= SET TASK =
Using the data below, gather each line that includes the word "React".

= STORED DATA =
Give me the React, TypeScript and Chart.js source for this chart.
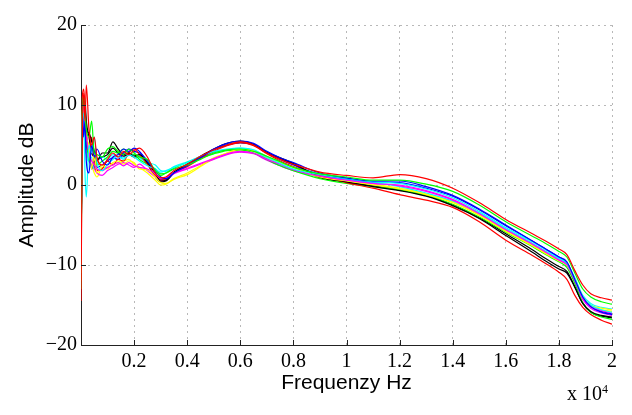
import React, { useEffect, useRef } from "react";
import { Chart, registerables } from "chart.js";

Chart.register(...registerables);

// Frequency axis (Hz)
const freqs = [
  0, 50, 100, 150, 200, 300, 400, 500, 600, 800,
  1000, 1200, 1400, 1600, 1800, 2000, 2200, 2500, 2800, 3000,
  3200, 3500, 4000, 4500, 5000, 5500, 6000, 6500, 7000, 7500,
  8000, 9000, 10000, 11000, 12000, 13000, 14000, 15000, 16000, 17000,
  17500, 18000, 18300, 18600, 18900, 19200, 19600, 20000,
];

// Amplitude (dB) per measurement
const r1 = [-14.5, 6, 11.5, 8, 12.5, 7, 5, 6, 3.5, 2.5, 3.2, 4.0, 3.5, 4.2, 3.8, 4.3, 4.6, 3.5, 1.5, 0.9, 1.0, 1.8, 2.6, 3.6, 4.4, 5.0, 5.4, 5.0, 4.0, 3.2, 2.6,
  1.6, 1.2, 0.9, 1.3, 0.8, -0.4, -2.2, -4.3, -6.1, -7.0, -8.0, -8.7, -10.7, -12.5, -13.6, -14.1, -14.4];
const g1 = [-13, 8, 11, 9, 7, 6, 8, 4, 3.8, 3.5, 4.5, 4.8, 4.2, 3.8, 4.5, 4.0, 3.5, 3.2, 1.8, 1.2, 1.5, 2.0, 2.5, 3.2, 4.0, 4.4, 4.5, 4.2, 3.6, 2.9, 2.2,
  1.4, 1.0, 0.6, 0.6, 0.1, -0.8, -2.5, -4.6, -6.4, -7.3, -8.3, -9.0, -11.0, -13.0, -14.0, -14.6, -14.9];
const b1 = [-9, 9, 6, 8, 3, 1.5, 5, 3.5, 4.5, 3.0, 2.5, 3.5, 3.8, 4.5, 4.2, 4.6, 4.2, 3.0, 1.8, 1.0, 0.8, 1.5, 2.4, 3.4, 4.5, 5.2, 5.5, 5.2, 4.2, 3.4, 2.8,
  1.5, 0.9, 0.5, 0.5, -0.2, -1.3, -3.0, -5.0, -7.0, -8.0, -9.0, -9.6, -11.8, -14.0, -15.2, -15.9, -16.2];
const c1 = [-10, 7, 9, 1.5, -1.5, 5, 4, 6, 3, 1.8, 2.6, 3.2, 3.6, 3.2, 3.8, 3.5, 3.0, 2.4, 2.0, 1.6, 1.8, 2.2, 2.8, 3.6, 4.2, 4.5, 4.6, 4.4, 3.5, 2.7, 2.0,
  1.3, 0.8, 0.4, 0.2, -0.5, -1.6, -3.3, -5.3, -7.1, -8.1, -9.1, -9.7, -11.8, -14.0, -15.0, -15.6, -15.9];
const m1 = [-8, 8, 10, 7, 6, 4, 3, 2.5, 2.0, 1.8, 2.2, 2.5, 2.8, 2.4, 2.8, 2.4, 2.2, 2.0, 1.4, 0.8, 0.9, 1.5, 2.1, 2.7, 3.3, 3.9, 4.2, 4.0, 3.2, 2.6, 1.9,
  1.1, 0.6, 0.2, -0.1, -0.8, -1.9, -3.6, -5.6, -7.4, -8.4, -9.4, -10.0, -12.0, -14.2, -15.2, -15.7, -16.0];
const y1 = [-11, 10, 9, 8, 6, 5, 2, 4, 1.5, 2.5, 2.0, 2.8, 3.0, 2.6, 3.0, 2.8, 2.0, 1.9, 1.0, 0.3, 0.2, 0.8, 1.5, 2.4, 3.4, 4.0, 4.5, 4.3, 3.6, 2.8, 2.2,
  1.0, 0.5, 0.0, -0.5, -1.2, -2.2, -3.8, -5.8, -7.6, -8.6, -9.5, -10.0, -11.8, -14.0, -15.0, -15.4, -15.6];
const k1 = [-10, 8, 10.5, 10, 7, 6.5, 5.5, 4.2, 3.0, 4.0, 4.0, 5.4, 4.5, 3.8, 4.0, 3.6, 3.8, 2.8, 1.5, 0.5, 0.6, 1.6, 2.6, 3.6, 4.5, 5.2, 5.5, 5.1, 4.1, 3.4, 2.7,
  1.0, 0.4, -0.2, -0.7, -1.4, -2.6, -4.2, -6.3, -8.4, -9.5, -10.5, -11.0, -12.8, -14.8, -15.8, -16.3, -16.5];
const r2 = [-12, 11, 12, 10, 7, 4, 6, 2.5, 1.8, 2.0, 3.0, 2.5, 3.2, 3.0, 4.0, 4.5, 3.8, 2.6, 1.2, 0.6, 0.8, 1.5, 2.3, 3.3, 4.2, 4.9, 5.3, 4.9, 3.9, 3.0, 2.3,
  1.2, 0.3, -0.4, -1.2, -1.9, -2.8, -4.6, -6.9, -8.8, -9.8, -10.9, -11.8, -13.8, -15.3, -16.2, -16.9, -17.4];
const g2 = [-9, 9, 11, 8, 6, 3, 4.5, 4, 2.5, 3.0, 3.5, 4.2, 4.0, 4.5, 4.0, 3.8, 3.2, 2.6, 2.0, 1.4, 1.5, 2.1, 2.8, 3.4, 3.9, 4.3, 4.4, 4.0, 3.2, 2.4, 1.8,
  0.8, 0.2, -0.2, -0.6, -1.3, -2.4, -4.0, -5.9, -7.7, -8.7, -9.6, -10.3, -12.3, -14.7, -15.9, -16.5, -16.8];
const b2 = [-10, 7, 8, 9, 5, 4, 2, 3, 2.2, 2.5, 3.0, 3.4, 3.2, 4.0, 4.5, 4.2, 4.0, 3.0, 1.5, 0.7, 0.8, 1.6, 2.5, 3.5, 4.4, 5.0, 5.3, 5.0, 4.0, 3.2, 2.5,
  1.3, 0.8, 0.4, 0.3, -0.4, -1.4, -3.1, -5.1, -7.0, -8.0, -9.0, -9.7, -11.9, -14.1, -15.2, -15.8, -16.1];
const c2 = [-9, 8, 6, 7, 4, 3, 3.5, 2, 3.0, 3.5, 3.2, 3.8, 3.5, 3.4, 3.7, 3.8, 3.4, 2.8, 2.5, 1.8, 1.7, 2.3, 2.9, 3.5, 4.1, 4.4, 4.6, 4.3, 3.3, 2.5, 1.9,
  1.2, 0.7, 0.3, -0.2, -1.0, -2.0, -3.5, -5.5, -7.3, -8.3, -9.2, -9.8, -11.6, -13.8, -14.8, -15.3, -15.5];
const m2 = [-11, 9, 7, 5, 4, 3, 2.5, 2, 1.5, 1.2, 1.8, 2.2, 2.6, 2.8, 2.5, 2.2, 2.6, 1.8, 1.0, 0.5, 0.7, 1.4, 2.0, 2.6, 3.2, 3.8, 4.1, 3.9, 3.1, 2.4, 1.8,
  1.1, 0.6, 0.2, 0.0, -0.7, -1.8, -3.5, -5.5, -7.3, -8.3, -9.3, -9.9, -12.0, -14.3, -15.4, -16.0, -16.3];
const y2 = [-10, 9, 8, 6, 4, 3, 2.5, 1.5, 1.0, 2.2, 2.2, 2.6, 2.8, 3.0, 3.2, 2.6, 2.2, 1.5, 0.6, 0.0, 0.1, 0.7, 1.3, 2.3, 3.3, 4.0, 4.4, 4.2, 3.4, 2.6, 2.0,
  1.0, 0.5, 0.1, -0.4, -1.1, -2.1, -3.7, -5.7, -7.5, -8.5, -9.4, -9.9, -11.8, -14.0, -15.1, -15.6, -15.8];
const k2 = [-11, 10, 9, 10.5, 8, 6, 4, 3.5, 3.2, 3.5, 3.8, 4.6, 4.0, 3.6, 3.8, 3.5, 3.5, 2.6, 1.0, 0.4, 0.5, 1.5, 2.5, 3.5, 4.4, 5.0, 5.3, 5.0, 4.0, 3.3, 2.6,
  0.9, 0.4, -0.1, -0.6, -1.3, -2.5, -4.1, -6.1, -8.1, -9.2, -10.2, -10.8, -12.7, -14.8, -15.9, -16.4, -16.6];

const seriesList = [r1, g1, b1, c1, m1, y1, k1, r2, g2, b2, c2, m2, y2, k2];
const seriesColors = [
  "#ff0000", "#00ff00", "#0000ff", "#00ffff", "#ff00ff", "#ffff00", "#000000",
  "#ff0000", "#00ff00", "#0000ff", "#00ffff", "#ff00ff", "#ffff00", "#000000",
];

const xTickValues = [2000, 4000, 6000, 8000, 10000, 12000, 14000, 16000, 18000, 20000];
const yTickValues = [-20, -10, 0, 10, 20];
const xTitle = "Frequenzy Hz";
const yTitle = "Amplitude dB";

const decorPlugin = {
  id: "decor",
  afterDraw(chart: any) {
    const { ctx, chartArea } = chart;
    const xs = chart.scales.x;
    const ys = chart.scales.y;
    ctx.save();
    ctx.strokeStyle = "#222";
    ctx.lineWidth = 1;
    ctx.beginPath();
    for (const v of [0, ...xTickValues]) {
      const px = Math.round(xs.getPixelForValue(v)) + 0.5;
      ctx.moveTo(px, chartArea.bottom);
      ctx.lineTo(px, chartArea.bottom - 5);
    }
    for (const v of yTickValues) {
      const py = Math.round(ys.getPixelForValue(v)) + 0.5;
      ctx.moveTo(chartArea.left, py);
      ctx.lineTo(chartArea.left + 5, py);
    }
    ctx.stroke();

    ctx.fillStyle = "#000";
    ctx.font = "21px 'Liberation Sans', Arial, sans-serif";
    ctx.textAlign = "center";
    ctx.textBaseline = "middle";
    ctx.fillText(xTitle, (chartArea.left + chartArea.right) / 2, 383);
    ctx.save();
    ctx.translate(27, (chartArea.top + chartArea.bottom) / 2);
    ctx.rotate(-Math.PI / 2);
    ctx.fillText(yTitle, 0, 0);
    ctx.restore();

    ctx.textAlign = "left";
    ctx.textBaseline = "alphabetic";
    ctx.font = "20px 'Liberation Serif', 'Times New Roman', serif";
    ctx.fillText("x 10", 567, 400);
    ctx.font = "12px 'Liberation Serif', 'Times New Roman', serif";
    ctx.fillText("4", 602, 393);
    ctx.restore();
  },
};

export default function App() {
  const ref = useRef<HTMLCanvasElement>(null);
  useEffect(() => {
    if (!ref.current) return;
    const chart = new Chart(ref.current, {
      type: "line",
      data: {
        datasets: seriesList.map((s, i) => ({
          data: s.map((v, j) => ({ x: freqs[j], y: v })),
          borderColor: seriesColors[i],
          borderWidth: 1.2,
          pointRadius: 0,
          fill: false,
          cubicInterpolationMode: "monotone" as const,
        })),
      },
      options: {
        animation: false,
        responsive: false,
        devicePixelRatio: 1,
        layout: { padding: { left: 0, top: 25, right: 20, bottom: 0 } },
        plugins: { legend: { display: false }, tooltip: { enabled: false } },
        scales: {
          x: {
            type: "linear",
            min: 0,
            max: 20000,
            afterFit: (s: any) => { s.height = 70; },
            afterBuildTicks: (s: any) => { s.ticks = [0, ...xTickValues].map((v) => ({ value: v })); },
            ticks: {
              color: "#000",
              padding: 5,
              maxRotation: 0,
              autoSkip: false,
              font: { family: "'Liberation Serif', 'Times New Roman', serif", size: 20 },
              callback: (v: any) => (v === 0 ? "" : String(Number(v) / 10000)),
            },
            grid: { color: "#b8b8b8", drawTicks: false, lineWidth: 1 },
            border: { display: true, color: "#222", width: 1, dash: [2, 4] },
          },
          y: {
            type: "linear",
            min: -20,
            max: 20,
            afterFit: (s: any) => { s.width = 81; },
            afterBuildTicks: (s: any) => { s.ticks = yTickValues.map((v) => ({ value: v })); },
            ticks: {
              color: "#000",
              padding: 4,
              font: { family: "'Liberation Serif', 'Times New Roman', serif", size: 20 },
              callback: (v: any) => (Number(v) < 0 ? "\u2212" + Math.abs(Number(v)) : String(v)),
            },
            grid: { color: "#b8b8b8", drawTicks: false, lineWidth: 1 },
            border: { display: true, color: "#222", width: 1, dash: [2, 4] },
          },
        },
      },
      plugins: [decorPlugin],
    });
    return () => chart.destroy();
  }, []);
  return (
    <div style={{ position: "fixed", left: 0, top: 0, width: 632, height: 415, background: "#fff" }}>
      <canvas ref={ref} width={632} height={415} style={{ display: "block" }} />
    </div>
  );
}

= CORRECT RESULT =
Give me the React, TypeScript and Chart.js source for this chart.
import React, { useEffect, useRef } from "react";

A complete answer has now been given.